I’m generally more interested in the level of total employment than in the headline unemployment rate, which is highly dependent on the number of people in the labor force. When Americans give up looking for work, they’re not counted in the unemployment rate as it is typically reported.
But the Bureau of Labor Statistics actually publishes six different measures of employment:
- U-1, persons unemployed 15 weeks or longer, as a percent of the civilian labor force;
- U-2, job losers and persons who completed temporary jobs, as a percent of the civilian labor force;
- U-3, total unemployed, as a percent of the civilian labor force (this is the definition used for the official unemployment rate);
- U-4, total unemployed plus discouraged workers, as a percent of the civilian labor force plus discouraged workers;
- U-5, total unemployed, plus discouraged workers, plus all other marginally attached workers, as a percent of the civilian labor force plus all marginally attached workers; and
- U-6, total unemployed, plus all marginally attached workers, plus total employed part time for economic reasons, as a percent of the civilian labor force plus all marginally attached workers.

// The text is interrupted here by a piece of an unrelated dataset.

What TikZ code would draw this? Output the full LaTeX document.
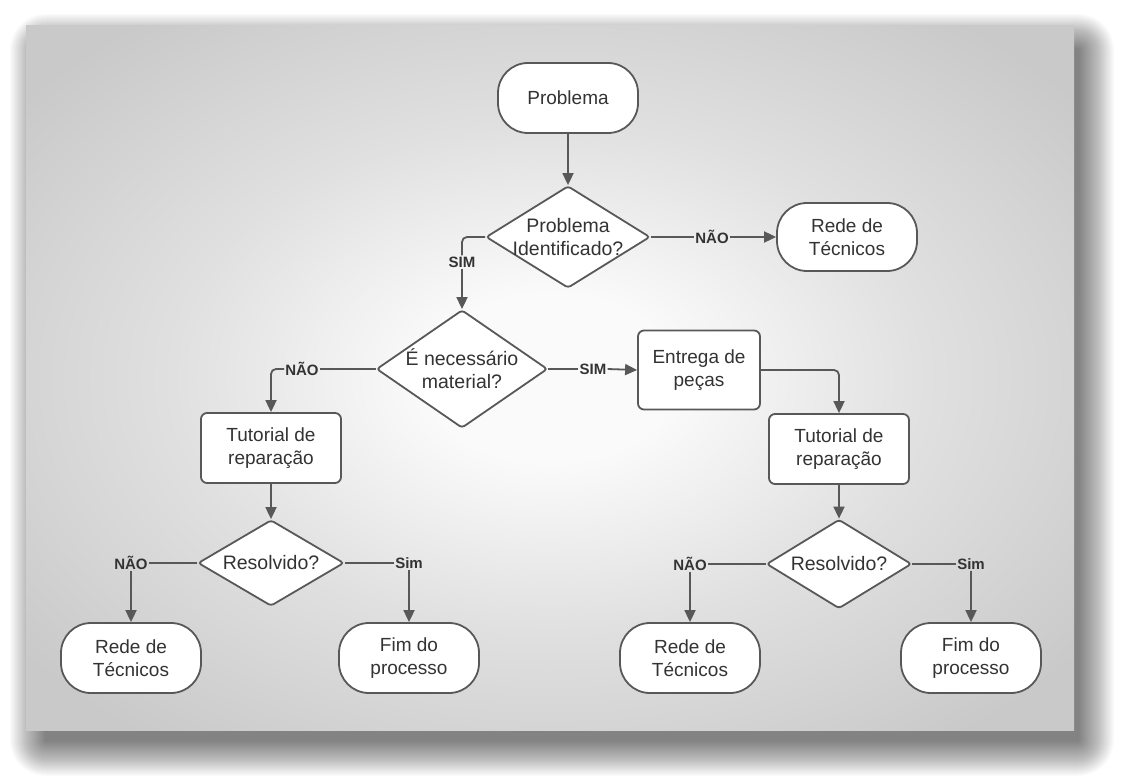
\documentclass[tikz,border=0pt]{standalone}
\usepackage{fontspec}
\setmainfont{Liberation Sans}
\usetikzlibrary{shapes.geometric,arrows.meta}
\definecolor{ln}{HTML}{585858}
\definecolor{tx}{HTML}{333333}
\definecolor{panelgray}{HTML}{C9C9C9}
\definecolor{panelmid}{HTML}{E0E0E0}
\definecolor{panellight}{HTML}{FAFAFA}
\pgfdeclareradialshading{panelshade}{\pgfpoint{0bp}{0bp}}{color(0bp)=(panellight); color(6bp)=(panellight); color(18bp)=(panelmid); color(32bp)=(panelgray); color(50bp)=(panelgray)}
\tikzset{
  boxline/.style={draw=ln, line width=1.8pt, fill=white, text=tx,
    font=\fontsize{19}{23}\selectfont, align=center},
  term/.style={boxline, rounded corners=30pt, minimum width=140pt, minimum height=70pt},
  proc/.style={boxline, rounded corners=6pt, minimum width=140pt, minimum height=70pt},
  dec/.style={diamond, draw=ln, line width=1.8pt, fill=white, inner sep=0pt, rounded corners=3pt},
  dtext/.style={text=tx, font=\fontsize{19.5}{23}\selectfont, align=center, inner sep=0pt},
  lab/.style={text=tx, font=\bfseries\fontsize{15}{18}\selectfont, inner sep=1pt},
  conn/.style={draw=ln, line width=1.8pt},
  arr/.style={conn, -{Triangle[length=12pt,width=11pt]}},
  shadowlayer/.style={fill=black, fill opacity=0.014}
}
\begin{document}
\begin{tikzpicture}[x=1pt,y=-1pt]
\useasboundingbox (0,0) rectangle (1126,783);
\fill[white] (0,0) rectangle (1126,783);
% soft shadow of the panel
\foreach \e in {1,2,...,36}{
  \fill[shadowlayer, rounded corners=\e pt] (46-\e,50-\e) rectangle (1078+\e,740+\e);
}
\shade[shading=panelshade] (26,26) rectangle (1074,730);

% nodes
\node[term] (prob) at (568,98) {Problema};
\node[dec, minimum width=164pt, minimum height=102pt, label={[dtext]center:Problema\\Identificado?}] (d1) at (568,237) {};
\node[term, minimum height=68pt] (rede1) at (847,237) {Rede de\\Técnicos};
\node[dec, minimum width=171pt, minimum height=118pt, label={[dtext]center:É necessário\\material?}] (d2) at (462,369) {};
\node[proc, minimum width=122pt, minimum height=79pt] (ent) at (699,370) {Entrega de\\peças};
\node[proc] (tut1) at (271,448) {Tutorial de\\reparação};
\node[proc] (tut2) at (839,449) {Tutorial de\\reparação};
\node[dec, minimum width=146pt, minimum height=86pt, label={[dtext]center:Resolvido?}] (d3) at (271,563) {};
\node[dec, minimum width=145pt, minimum height=89pt, label={[dtext]center:Resolvido?}] (d4) at (839,564) {};
\node[term] (rede2) at (131,658) {Rede de\\Técnicos};
\node[term] (fim1) at (409,658) {Fim do\\processo};
\node[term] (rede3) at (690,658) {Rede de\\Técnicos};
\node[term] (fim2) at (971,658) {Fim do\\processo};

% labels
\node[lab] (l1) at (712,237) {NÃO};
\node[lab] (l2) at (462,262) {SIM};
\node[lab] (l3) at (302,369) {NÃO};
\node[lab] (l4) at (593,369) {SIM};
\node[lab] (l5) at (131,563) {NÃO};
\node[lab] (l6) at (409,563) {Sim};
\node[lab] (l7) at (690,564) {NÃO};
\node[lab] (l8) at (971,564) {Sim};

% connectors
\draw[arr] (prob.south) -- (d1.north);
\draw[conn] (d1.east) -- (l1.west);
\draw[arr] (l1.east) -- (rede1.west);
\draw[conn, rounded corners=5pt] (d1.west) -| (l2.north);
\draw[arr] (l2.south) -- (d2.north);
\draw[conn] (d2.west) -- (l3.east);
\draw[arr, rounded corners=5pt] (l3.west) -| (tut1.north);
\draw[conn] (d2.east) -- (l4.west);
\draw[arr] (l4.east) -- (ent.west);
\draw[arr, rounded corners=5pt] (ent.east) -| (tut2.north);
\draw[arr] (tut1.south) -- (d3.north);
\draw[arr] (tut2.south) -- (d4.north);
\draw[conn] (d3.west) -- (l5.east);
\draw[arr] (l5.south) -- (rede2.north);
\draw[conn] (d3.east) -- (l6.west);
\draw[arr] (l6.south) -- (fim1.north);
\draw[conn] (d4.west) -- (l7.east);
\draw[arr] (l7.south) -- (rede3.north);
\draw[conn] (d4.east) -- (l8.west);
\draw[arr] (l8.south) -- (fim2.north);
\end{tikzpicture}
\end{document}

“Marginally attached workers” are those who say they would like to have jobs, have looked for jobs in the recent past, but are not currently actively looking for work. Those workers are typically not counted in the U-3 rate — the one that the media typically reports and that Americans typically follow.
The U-6 rate will always be higher of course, but it might give a better overall picture of where we are. As discussed here in the WSJ, the current U-6 rate nationally is 16.2%, while the U-3 rate is 9.1%.
And there’s considerable volatility from state to state. From the Bureau of Labor Statistics:
Georgia’s U-6 rate of 17.4% makes us 11th worst among the states. Georgia is 8th worst in the more traditional U-3 measure.